Program senjata nuklir muncul ke meja perundingan usai adanya penangguhan Rusia atas perjanjian New START. Amerika Serikat (AS) mulai khawatir atas keterlibatan China di dalamnya.
Perjanjian New START tersebut membatasi penggunaan dan pengembangan hulu ledak nuklir dengan Amerika Serikat (AS), di mana hal tersebut dapat memupus harapan.
Seperti diketahui diplomat regional dan analis keamanan dikabarkan menurunkan prospek China untuk dapat bergabung dengan pembicaraan AS-Rusia, tentang perpanjangan perjanjian kontrol senjata New START.

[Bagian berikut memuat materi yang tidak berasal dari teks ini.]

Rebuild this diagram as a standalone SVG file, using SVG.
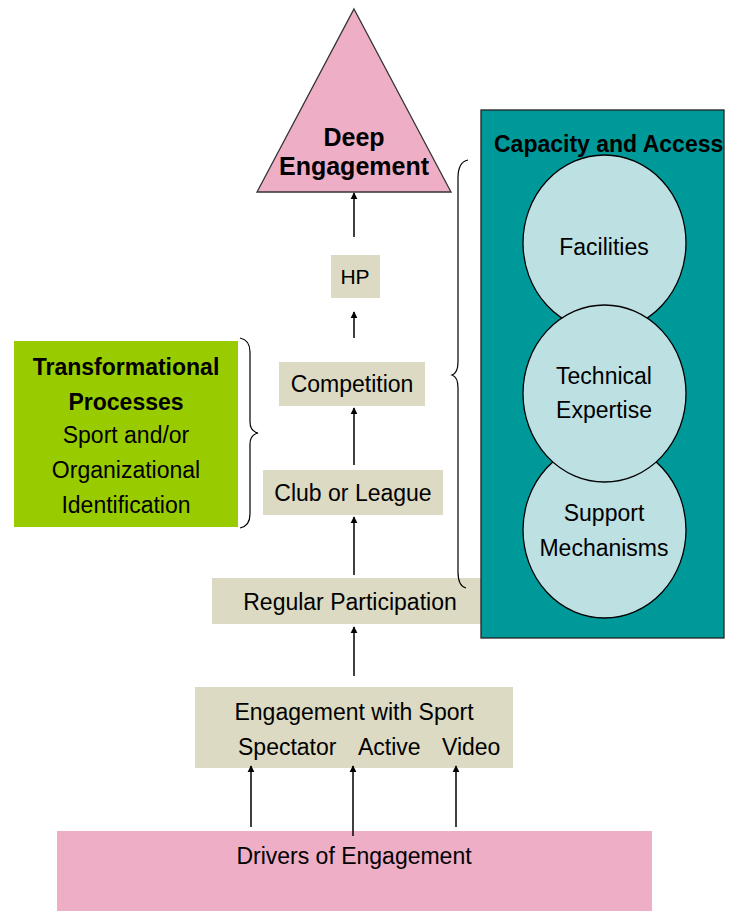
<svg xmlns="http://www.w3.org/2000/svg" width="736" height="911" viewBox="0 0 736 911">
<style>
text{font-family:"Liberation Sans",Arial,sans-serif;font-size:23px;fill:#000;text-anchor:middle}
.b{font-weight:bold}
.beige{fill:#DCDAC2}
.pink{fill:#EEAEC6}
.circ{fill:#BDE0E3;stroke:#000;stroke-width:1.3}
.arr{stroke:#000;stroke-width:1.5;fill:none;marker-end:url(#ah)}
.brace{stroke:#000;stroke-width:1.2;fill:none}
</style>
<defs>
<marker id="ah" viewBox="0 0 10 10" refX="9" refY="5" markerWidth="7" markerHeight="8" markerUnits="userSpaceOnUse" orient="auto">
<path d="M0,0 L10,5 L0,10 z" fill="#000"/>
</marker>
</defs>
<rect width="736" height="911" fill="#fff"/>

<g id="drivers">
<rect x="57" y="831" width="595" height="80" class="pink"/>
<text x="354" y="864">Drivers of Engagement</text>
</g>

<g id="engagement-sport">
<rect x="195" y="687" width="318" height="81" class="beige"/>
<text x="354" y="720">Engagement with Sport</text>
<text x="238" y="755" style="text-anchor:start">Spectator</text>
<text x="358" y="755" style="text-anchor:start">Active</text>
<text x="442" y="755" style="text-anchor:start">Video</text>
</g>

<g id="regular">
<rect x="212" y="578" width="270" height="46" class="beige"/>
<text x="350" y="610">Regular Participation</text>
</g>

<g id="club">
<rect x="263" y="470" width="180" height="45" class="beige"/>
<text x="353" y="501">Club or League</text>
</g>

<g id="competition">
<rect x="279" y="362" width="146" height="44" class="beige"/>
<text x="352" y="392">Competition</text>
</g>

<g id="hp">
<rect x="331" y="255" width="49" height="43" class="beige"/>
<text x="355" y="284" style="font-size:21px">HP</text>
</g>

<g id="deep">
<polygon points="354,9 451,192 257,192" class="pink" stroke="#333" stroke-width="1.3"/>
<text x="354" y="146" class="b" style="font-size:25px">Deep</text>
<text x="354" y="175" class="b" style="font-size:25px">Engagement</text>
</g>

<g id="transformational">
<rect x="14" y="341" width="224" height="186" fill="#99CC00"/>
<text x="126" y="375" class="b">Transformational</text>
<text x="126" y="410" class="b">Processes</text>
<text x="126" y="443">Sport and/or</text>
<text x="126" y="478">Organizational</text>
<text x="126" y="513">Identification</text>
</g>

<g id="capacity">
<rect x="481" y="110" width="243" height="528" fill="#009999" stroke="#222" stroke-width="1.3"/>
<text x="494" y="152" class="b" style="text-anchor:start;font-size:23px">Capacity and Access</text>
<g id="facilities">
<ellipse cx="604.5" cy="243" rx="81.5" ry="88" class="circ"/>
<text x="604" y="255">Facilities</text>
</g>
<g id="support">
<ellipse cx="604.5" cy="530" rx="81.5" ry="88" class="circ"/>
<text x="604" y="521">Support</text>
<text x="604" y="556">Mechanisms</text>
</g>
<g id="technical">
<ellipse cx="604.5" cy="393.5" rx="81.5" ry="88.5" class="circ"/>
<text x="604" y="384">Technical</text>
<text x="604" y="418">Expertise</text>
</g>
</g>

<g id="braces">
<path class="brace" d="M240,338 Q250,340 250,352 L250,422 Q250,431 258,433 Q250,435 250,444 L250,514 Q250,526 240,528"/>
<path class="brace" d="M468,160 Q458,162 458,178 L458,362 Q458,373 452,375 Q458,377 458,388 L458,572 Q458,586 466,588"/>
</g>

<g id="connectors">
<line class="arr" x1="354" y1="237" x2="354" y2="193"/>
<line class="arr" x1="354" y1="338" x2="354" y2="312"/>
<line class="arr" x1="354" y1="465" x2="354" y2="408"/>
<line class="arr" x1="354" y1="575" x2="354" y2="517"/>
<line class="arr" x1="354" y1="676" x2="354" y2="627"/>
<line class="arr" x1="251" y1="827" x2="251" y2="766"/>
<line class="arr" x1="353" y1="836" x2="353" y2="766"/>
<line class="arr" x1="456" y1="827" x2="456" y2="766"/>
</g>
</svg>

Persenjataan nuklir China saat ini menjadi inti kekhawatiran, seiring perkembangannya dalam ukuran dan kecanggihannya yang mutakhir. Bahkan ekspansinya semakin cepat.
Laporan tahunan Pentagon terkait China yang dirilis November tahun lalu mencatat bahwa Beijing tampaknya mempercepat perluasannya pada 2021 dan sekarang memiliki lebih dari 400 hulu ledak nuklir operasional.
Meski begitu angka ini masih jauh di bawah persenjataan AS dan Rusia yang dikerahkan dan sebagai cadangan.
Pada 2035, ketika kepemimpinan Partai Komunis yang berkuasa menginginkan militernya sepenuhnya dimodernisasi, China kemungkinan akan memiliki 1.500 cadangan hulu ledak nuklir dan serangkaian rudal canggih, kata Pentagon.
“Dibandingkan dengan pertukaran tradisional Rusia-AS, China adalah kotak ‘hitam’, tetapi makin besar setiap tahun,” ujar seorang diplomat keamanan Asia seperti dilansir Reuters, Minggu (26/2/2023).
“Penangguhan Putin mungkin telah membuat kita mundur lebih jauh dalam hal membuat China melangkah ke meja transparansi. Ada begitu banyak yang perlu kita ketahui tentang kebijakan dan niatnya”
Dalam pidato menjelang ulang tahun pertama invasi Rusia ke Ukraina pada Jumat, Presiden Vladimir Putin mengumumkan Moskow menangguhkan perjanjian yang ditandatangani pada 2010.
Perjanjian tersebut sebelumnya membatasi 1.550 jumlah hulu ledak nuklir strategis yang dapat dikerahkan baik oleh AS dan Rusia, sambil menyediakan inspeksi untuk saling menguntungkan.
Analis mengatakan langkah itu dapat membahayakan pencegahan timbal balik antara kedua negara, yang telah lama menjadi kekuatan nuklir terbesar dan memicu perlombaan senjata di antara negara-negara nuklir lainnya.
Tong Zhao, pakar nuklir yang berbasis di AS di Carnegie Endowment for International Peace, mengatakan dia yakin langkah Putin membatasi prospek kerjasama nuklir AS-China.
“Ini hanya akan membuat China semakin tidak tertarik untuk mengejar keamanan nuklir kooperatif dengan Amerika Serikat,” kata Zhao. “Sekarang bahkan contoh terakhir dari kerja sama pengendalian senjata ini sedang dirusak secara serius.”
Menjadi kekuatan nuklir sejak awal 1960-an, China selama beberapa dekade mempertahankan sejumlah kecil hulu ledak nuklir dan rudal sebagai pencegah di bawah janji uniknya, yakni “tidak ada penggunaan pertama”.
Janji itu tetap menjadi kebijakan resmi tetapi persenjataan yang mengelilinginya telah berkembang pesat dalam beberapa tahun terakhir sebagai bagian dari modernisasi militer Beijing yang lebih luas di bawah Presiden Xi Jinping.
Tentara Pembebasan Rakyat (PLA) bahkan kini memiliki kemampuan untuk meluncurkan rudal bersenjata nuklir jarak jauh dari kapal selam, pesawat terbang, dan berbagai silo yang diperluas di pedalaman China. Ini dikhawatirkan beberapa ahli dapat digunakan dalam konflik atas Taiwan.